Finance and Economic Development Minister Professor Mthuli Ncube (right) briefs the media on his Davos trip following a Cabinet meeting at Munhumutapa Building in Harare yesterday. With him are (from left) Information, Publicity and Broadcasting Services Minister Monica Mutsvangwa; Lands, Agriculture, Water, Climate and Rural Resettlement Minister Perrance Shiri; and Energy and Power Development Minister Dr Joram Gumbo.
Belarus has offered Zimbabwe a facility of 500 buses to modernise its mass public transport system, as the recent visit by President Mnangagwa to Eurasia begins to yield fruit.
The Head of State and Government visited Belarus, Azerbaijan and Kazakhstan in a week-long tour of the subcontinent.
In their meeting, Belarusian President Alexander Lukashenko offered Zimbabwe 500 buses, a boost for the country which is moving towards mass public transportation in line with both the Transitional Stabilisation Programme and Vision 2030 blueprints.
Briefing journalists after yesterday’s Cabinet meeting, Information, Publicity and Broadcasting Services Minister Monica Mutsvangwa said: “Belarus has offered to help develop Zimbabwe as a regional transport hub using its own experiences.
“Belarus also offered to provide Zimbabwe with an initial 500 buses with the possibility of increasing the number in future.”
“The TSP talks about modernising public transport and this is part of that.

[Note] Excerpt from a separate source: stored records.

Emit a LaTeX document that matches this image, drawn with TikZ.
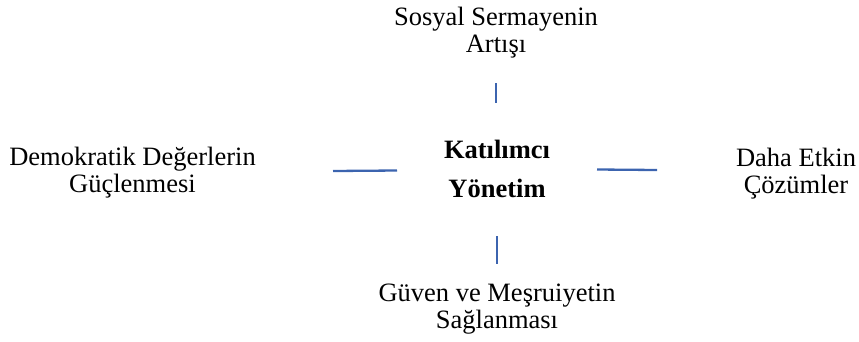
\documentclass[tikz,border=0pt]{standalone}
\usepackage{fontspec}
\setmainfont{Liberation Serif}
\definecolor{linkblue}{RGB}{60,100,175}
\tikzset{
  lbl/.style={align=center, inner sep=0pt, anchor=base, font=\fontsize{26.5}{26.5}\selectfont},
  hub/.style={align=center, inner sep=0pt, anchor=base, font=\fontsize{26.5}{39}\selectfont\bfseries},
  link/.style={draw=linkblue, line width=2.3pt}
}
\begin{document}
\begin{tikzpicture}[x=1pt,y=-1pt]
\useasboundingbox (0,0) rectangle (859,341);
\node[hub] (c) at (497,197) {Katılımcı\\Yönetim};
\node[lbl] (t) at (496,52) {Sosyal Sermayenin\\Artışı};
\node[lbl] (l) at (132.5,192) {Demokratik Değerlerin\\Güçlenmesi};
\node[lbl] (r) at (796,193) {Daha Etkin\\Çözümler};
\node[lbl] (b) at (497,328) {Güven ve Meşruiyetin\\Sağlanması};
\coordinate (t1) at (496,83); \coordinate (t2) at (496,103);
\coordinate (l1) at (333,171); \coordinate (l2) at (397,170.5);
\coordinate (r1) at (597,169.5); \coordinate (r2) at (657,170);
\coordinate (b1) at (497,236); \coordinate (b2) at (497,264);
\draw[link] (t1) -- (t2);
\draw[link] (l1) -- (l2);
\draw[link] (r1) -- (r2);
\draw[link] (b1) -- (b2);
\end{tikzpicture}
\end{document}
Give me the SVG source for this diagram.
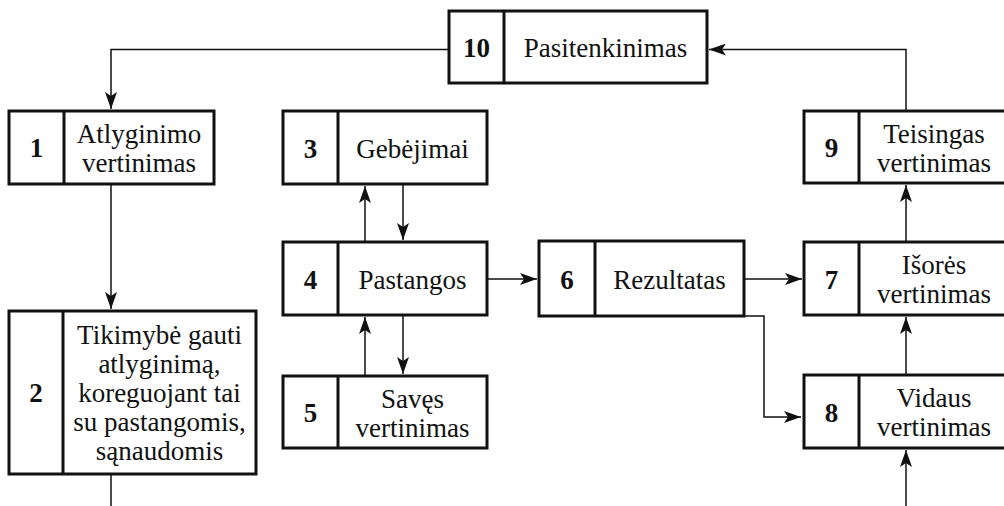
<svg xmlns="http://www.w3.org/2000/svg" width="1004" height="506" viewBox="0 0 1004 506">
<style>
.box{fill:#fff;stroke:#111;stroke-width:3}
.div{stroke:#111;stroke-width:3}
text{font-family:'Liberation Serif','DejaVu Serif',serif;font-size:27px;fill:#111;text-anchor:middle}
.n{font-weight:bold}
.c{fill:none;stroke:#111;stroke-width:1.5}
</style>
<defs>
<marker id="ah" markerUnits="userSpaceOnUse" markerWidth="18" markerHeight="12" viewBox="0 0 18 12" refX="17" refY="6" orient="auto">
<path d="M0,0 L17,6 L0,12 L4,6 Z" fill="#111"/>
</marker>
</defs>
<g id="connectors">
<path class="c" d="M449,49.5 H111 V109" marker-end="url(#ah)"/>
<path class="c" d="M111,184 V309" marker-end="url(#ah)"/>
<path class="c" d="M111,474 V506"/>
<path class="c" d="M365,242 V186" marker-end="url(#ah)"/>
<path class="c" d="M403,184 V240" marker-end="url(#ah)"/>
<path class="c" d="M403,315 V374" marker-end="url(#ah)"/>
<path class="c" d="M365,376 V317" marker-end="url(#ah)"/>
<path class="c" d="M487,279 H537" marker-end="url(#ah)"/>
<path class="c" d="M744,279 H802" marker-end="url(#ah)"/>
<path class="c" d="M744,316 H764 V417 H801" marker-end="url(#ah)"/>
<path class="c" d="M906,242 V185" marker-end="url(#ah)"/>
<path class="c" d="M906,375 V317" marker-end="url(#ah)"/>
<path class="c" d="M906,506 V450" marker-end="url(#ah)"/>
<path class="c" d="M906,111 V49.5 H709" marker-end="url(#ah)"/>
</g>
<g id="node10">
<rect class="box" x="449" y="11" width="258" height="72"/>
<line class="div" x1="504" y1="11" x2="504" y2="83"/>
<text class="n" x="476.5" y="57">10</text>
<text x="605.5" y="57">Pasitenkinimas</text>
</g>
<g id="node1">
<rect class="box" x="9" y="111" width="205" height="73"/>
<line class="div" x1="64" y1="111" x2="64" y2="184"/>
<text class="n" x="36.5" y="157">1</text>
<text x="139" y="143">Atlyginimo</text>
<text x="139" y="172">vertinimas</text>
</g>
<g id="node2">
<rect class="box" x="9" y="311" width="247" height="163"/>
<line class="div" x1="63" y1="311" x2="63" y2="474"/>
<text class="n" x="36" y="402">2</text>
<text x="159.5" y="344">Tikimybė gauti</text>
<text x="159.5" y="373">atlyginimą,</text>
<text x="159.5" y="402">koreguojant tai</text>
<text x="159.5" y="431">su pastangomis,</text>
<text x="159.5" y="460">sąnaudomis</text>
</g>
<g id="node3">
<rect class="box" x="283" y="111" width="204" height="73"/>
<line class="div" x1="338" y1="111" x2="338" y2="184"/>
<text class="n" x="310.5" y="157.5">3</text>
<text x="412.5" y="157.5">Gebėjimai</text>
</g>
<g id="node4">
<rect class="box" x="283" y="242" width="204" height="73"/>
<line class="div" x1="338" y1="242" x2="338" y2="315"/>
<text class="n" x="310.5" y="288.5">4</text>
<text x="412.5" y="288.5">Pastangos</text>
</g>
<g id="node5">
<rect class="box" x="283" y="376" width="204" height="72"/>
<line class="div" x1="338" y1="376" x2="338" y2="448"/>
<text class="n" x="310.5" y="422">5</text>
<text x="412.5" y="407.5">Savęs</text>
<text x="412.5" y="436.5">vertinimas</text>
</g>
<g id="node6">
<rect class="box" x="539" y="241" width="205" height="75"/>
<line class="div" x1="595" y1="241" x2="595" y2="316"/>
<text class="n" x="567" y="288.5">6</text>
<text x="669.5" y="288.5">Rezultatas</text>
</g>
<g id="node9">
<rect class="box" x="804" y="111" width="206" height="72"/>
<line class="div" x1="859" y1="111" x2="859" y2="183"/>
<text class="n" x="831.5" y="157">9</text>
<text x="934" y="142.5">Teisingas</text>
<text x="934" y="171.5">vertinimas</text>
</g>
<g id="node7">
<rect class="box" x="804" y="242" width="206" height="73"/>
<line class="div" x1="859" y1="242" x2="859" y2="315"/>
<text class="n" x="831.5" y="288.5">7</text>
<text x="934" y="274">Išorės</text>
<text x="934" y="303">vertinimas</text>
</g>
<g id="node8">
<rect class="box" x="804" y="375" width="206" height="73"/>
<line class="div" x1="859" y1="375" x2="859" y2="448"/>
<text class="n" x="831.5" y="421.5">8</text>
<text x="934" y="407">Vidaus</text>
<text x="934" y="436">vertinimas</text>
</g>
</svg>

We know our people are suffering a lot and Government interventions have given a relief to our people in the urban areas but there is still a lot more work to be done to make sure we give that kind of relief to people in rural areas and inter-city.”
It is estimated that over one million people use the urban transport system countrywide.

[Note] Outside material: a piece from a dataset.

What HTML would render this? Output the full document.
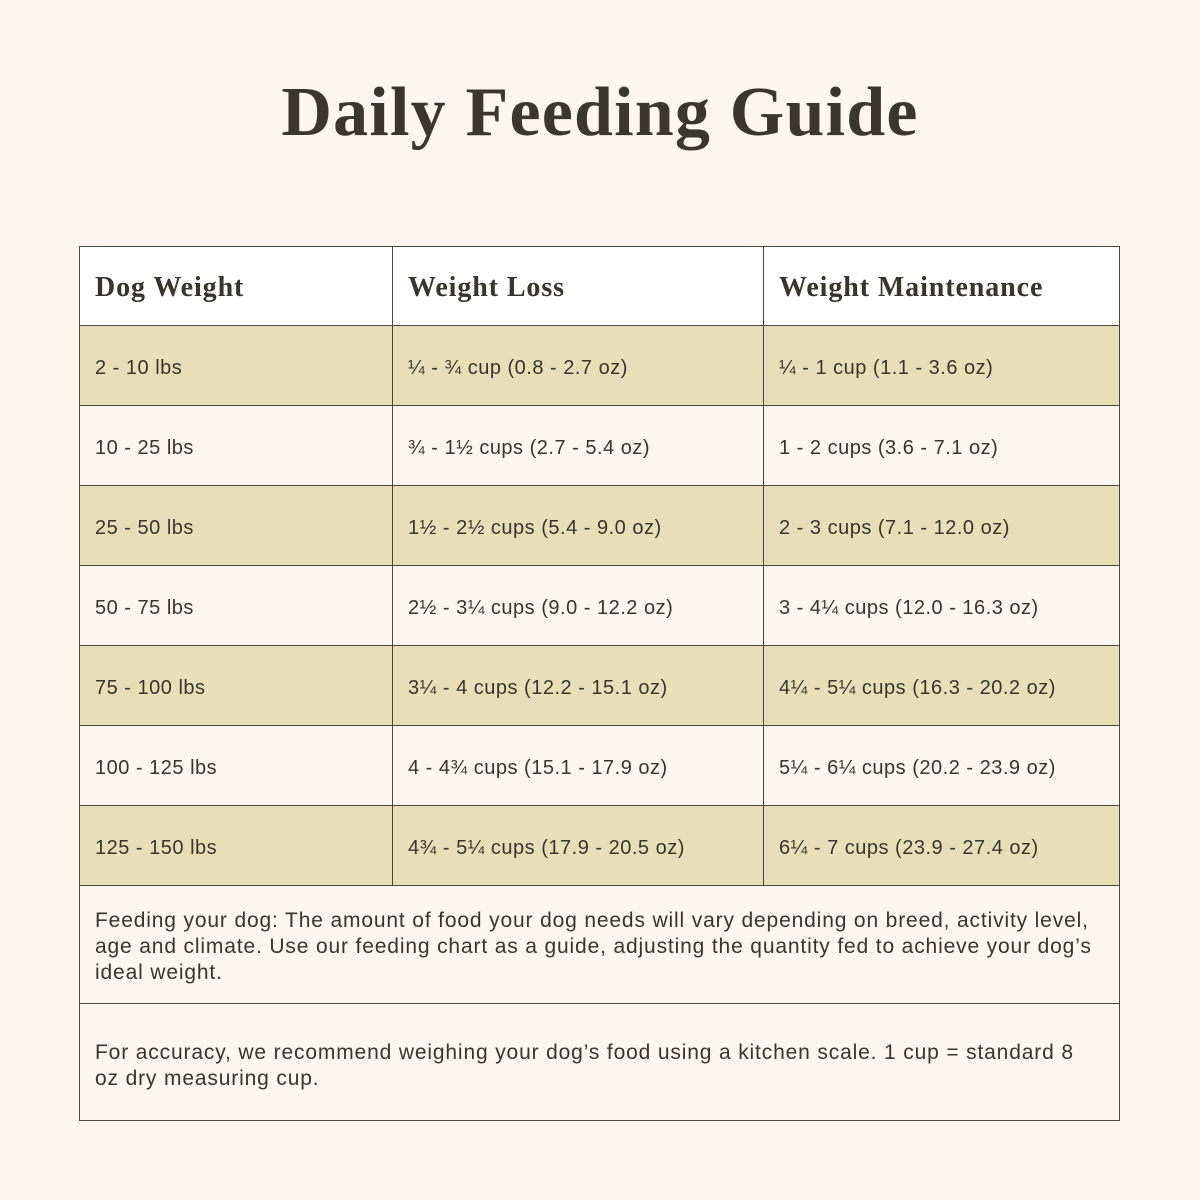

Finance and Economic Development Minister Professor Mthuli Ncube said the Government was looking at the latest offer.
“It is really an offer from Belarus that we have to evaluate and see how we can obviously take,” he said.
During their talks, Presidents Mnangagwa and Lukashenko advanced a grand infrastructure scheme in road and rail network that could make Zimbabwe a regional transport and logistics hub.
It is being formulated under a tripartite arrangement involving Zimbabwe, Belarus and China, to link the Indian and Atlantic oceans, across Southern Africa and through Zimbabwe.
A joint venture company will in the coming weeks be registered to advance the ambitious project, underlining Belarus’ importance as a mechanisation partner following recent successes in equipping Zimbabwe’s agriculture and mining sectors.